Structural Differences

  • Though by no means all HI teachers are involved with a cooperative planning team, there’s a strong correlation. But even highly involved ES teachers don’t have more than an hour a day to plan with the team. Most spend this time with their team, discussing curriculum and related matters, individual students, and team management issues. (Social conversations hold steady across groups.)
  • An increasing level of ES involvement does seem to reduce the number of students for whom teachers are responsible, but less than a third of HI teachers have fewer than 80 students. Many ES-involved teachers still are responsible for more than 175 students over a year’s time.
  • At higher levels of ES involvement, it appears, teachers have four or fewer class periods on an average day. At lower levels of involvement, five or six periods a day is more common.
  • The greater their ES involvement, the more likely that teachers will have 90 -minute blocks of class time. But over half the significantly involved teachers and a quarter of totally involved still don’t have access to ANY 90-minute blocks. Still, many even low-involvement teachers say they have 90-minute blocks with students four to five times per week. HI teachers are not only more likely to have access to 90-minute blocks, they are also more likely to use them.
  • Fully half the totally involved ES teachers are in English and social studies. Elective teachers are unlikely to be totally involved, and special education teachers are not likely to be involved.
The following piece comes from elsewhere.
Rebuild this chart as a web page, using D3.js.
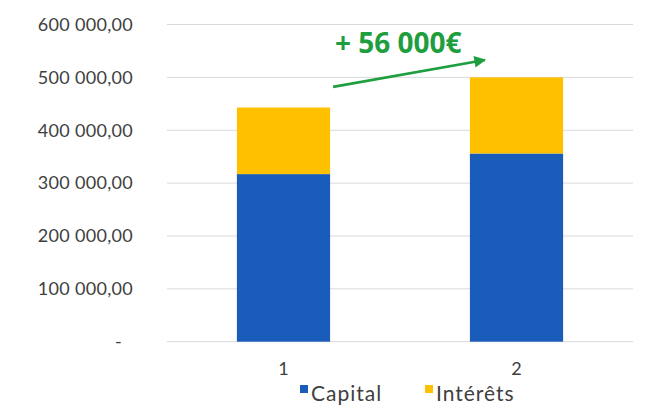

Teachers’ and Students’ Activities

  • Higher levels of ES involvement are related to increased use of exhibitions, demonstrations, and other non-traditional evaluation methods. But fewer than half of the ES-involved teachers use these methods, and for less than 40 percent of their grading method.
  • When the level of ES involvement moves beyond moderate to significant and total, the teacher’s workload increases substantially.
  • ES schools may spend less formal meeting time on administrative matters, and high ES involvement is related to more formal meeting time spent on curriculum, pedagogy, and assessment issues and to discussing student behavior (though teachers’ general conversation and griping level remains the same). Informal conversation about curriculum, pedagogy, and assessment issues also goes up with ES involvement, but not conversation about student behavior. Informal conversations show less general conversation and griping in ES teachers, and less time talking about non-school matters.
  • In class, HI teachers spend less time on administrative matters, less time delivering instructions to students, less time lecturing (though only 6.6 percent of all respondents claim to lecture more than half the time), more time coaching, slightly more time leading class discussions, and more time participating in discussions in a role other than leader.
  • More ES involved teachers have responsibility for an advisory group, and the group tends to be smaller (around 16 – 20) than those of non-ES teachers. But still, almost half of totally involved ES teachers don’t have advisory groups at all. HI teachers are more likely to have their advisees in class as students.
  • ES involvement doesn’t seem to make a difference with student tardiness, which 65 percent of those surveyed said was a problem; but teachers perceive absenteeism as less of a problem when ES involvement goes up. ES-involved teachers also appear to perceive student behavior as a problem less often.

Opinions

  • As ES involvement increases, so does teachers’ strength of enjoyment of teaching, and they are more likely to recommend teaching as a career. But most teachers in these schools, even LI ones, do like teaching.
  • More ES-involved teachers seem to know and strongly indicate respect for the other teachers in their school, to strongly agree that their personal relationships with most students are meaningful, to feel that staff “really cares” about the students, and to be satisfied with their jobs. There’s not much difference between the groups as to whether teachers feel liked and respected by other teachers in the school. But high-level ES involvement does go along with stronger support for and respect for the building administrator.
  • More HI teachers than LI teachers seem to feel that school prepares students for the future, though the numbers aren’t striking. They are more likely to believe students are being better prepared to work independently, that teachers believe all students can succeed, that parents are well-informed of their children’s progress (though the level of parent awareness, they feel, is still quite low), that students learn a great deal in class. High-level involvement seems to be associated with a strong belief that students are learning to work well with other people and that school is helping them learn to use their minds well.
  • Though around 90 percent of teachers overall reported liking and respecting their students and having high expectations for them, HI teachers like their students more strongly, respect them more, and agree more strongly that they have high expectations for them. And they believe more strongly that their students like and respect them (although more than 80 percent of teachers overall believed this). HI teachers more strongly agree that students respond well to their teaching methods, while LI teachers are more likely to agree and to be neutral on this.

Characteristics

  • Age, gender, and years of experience in education do not appear to be significantly related to participation in ES activities. But those with more education appear to take part more. Only a few of even the most involved claim to use all the nine Common Principles; 45 percent use “some” but not “most.”